GPS Fleet Software


Case Studies

Faster time to market for new AI services with AWS

About GPS FLEET Software

GPS FLEET Software: The fleet software and telematics company based in Vöcklabruck (Upper Austria) specializes in B2B fleet management solutions provided as software-as-a-service (SaaS). Large customers such as the Habau Group, one of Austria’s leading construction firms, use the GPS Fleet software to manage its roughly 3,000 vehicles. The industry is characterized by a heterogeneous machine and fleet landscape that ranges from small vibrating plates and mobile rock crushing equipment to recycling machines and road gritting machines for winter. All of these vehicles can be managed digitally with software. As well as localization and navigation, additional processes are now available, including IoT-based optimization, smart energy management as well as – increasingly – preventive maintenance. As many machines and construction vehicles are expensive capital goods, customers want to ensure the longest lifespan possible and the highest level of availability. This is why the digitalization of vehicle fleets is a strong trend.

Summary

Fleet and machine management is becoming a competitive issue – especially in the construction industry – and sustainability is one of its key drivers. The adoption of digitalization and predictive maintenance has triggered a massive increase in data volumes, while artificial intelligence (AI) algorithms form the data-hungry foundation of these new services. Against this backdrop, the telematics specialist company Software-Management GmbH, better known as GPS.at, decided to move its GPS FLEET software solution to the AWS cloud. Working together with AllCloud, it completed the migration in just five months. This enabled the firm to develop innovative AI services soon afterwards, such as its Health Index for machines. This is just one example of how small to midsized companies can benefit from a migration to AWS.

On-premises IT is no longer economically scalable

The company had actually set up an AWS account in 2017 and was thinking about a future migration, but it was still running its solutions in several on-premises server cabinets by the end of 2021. “At one point we just decided that we wanted to stop buying new servers every year,” notes Markus Häusler, CEO of Software-Management GmbH. “After all, we’re a SaaS company, not a hardware provider.” He adds that running their own datacenter meant they were partially dependent on their own IT experts. As a small company, it wasn’t economically viable to employ a large team of hardware specialists. When operations depend on a handful of staff, outages can quickly become risky in the event of absences due to vacations or illness.
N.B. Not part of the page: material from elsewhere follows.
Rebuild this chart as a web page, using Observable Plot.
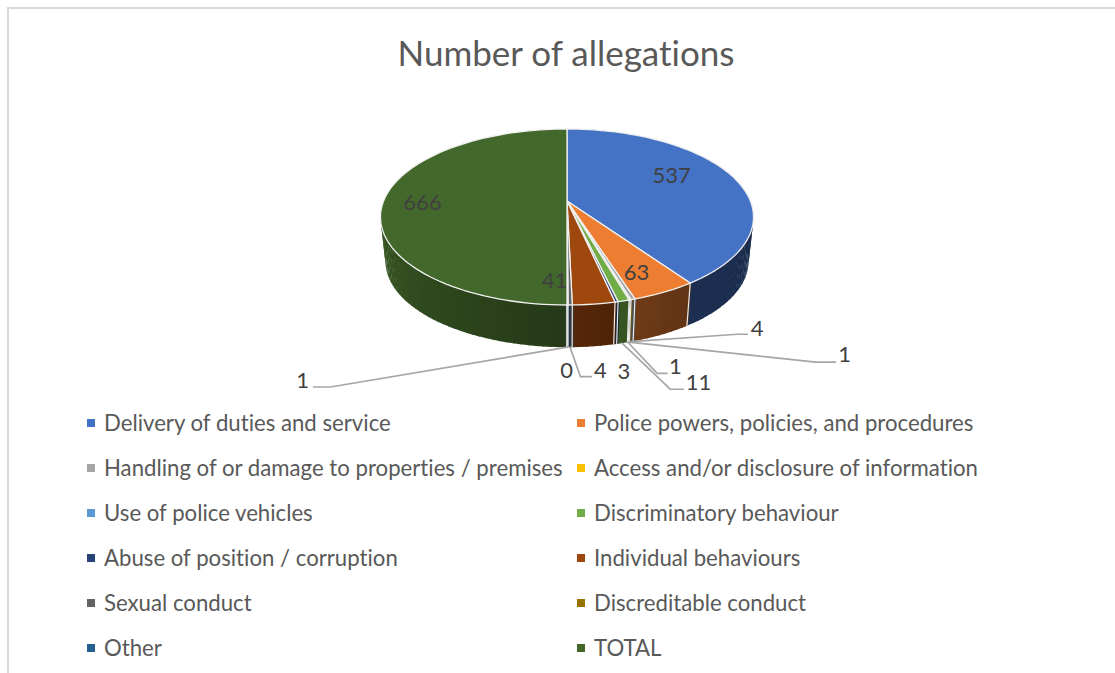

In addition, more and more data was needed for analysis, leading to significant impact on the volume of customers’ data that is processed by the fleet software provider itself. The size of the company’s database was doubling annually with the on-prem solution. That required extensive expansion projects every year that lasted up to two months and involved multiple resources. And along with easier scalability, the firm also wanted to focus on getting new services to market faster.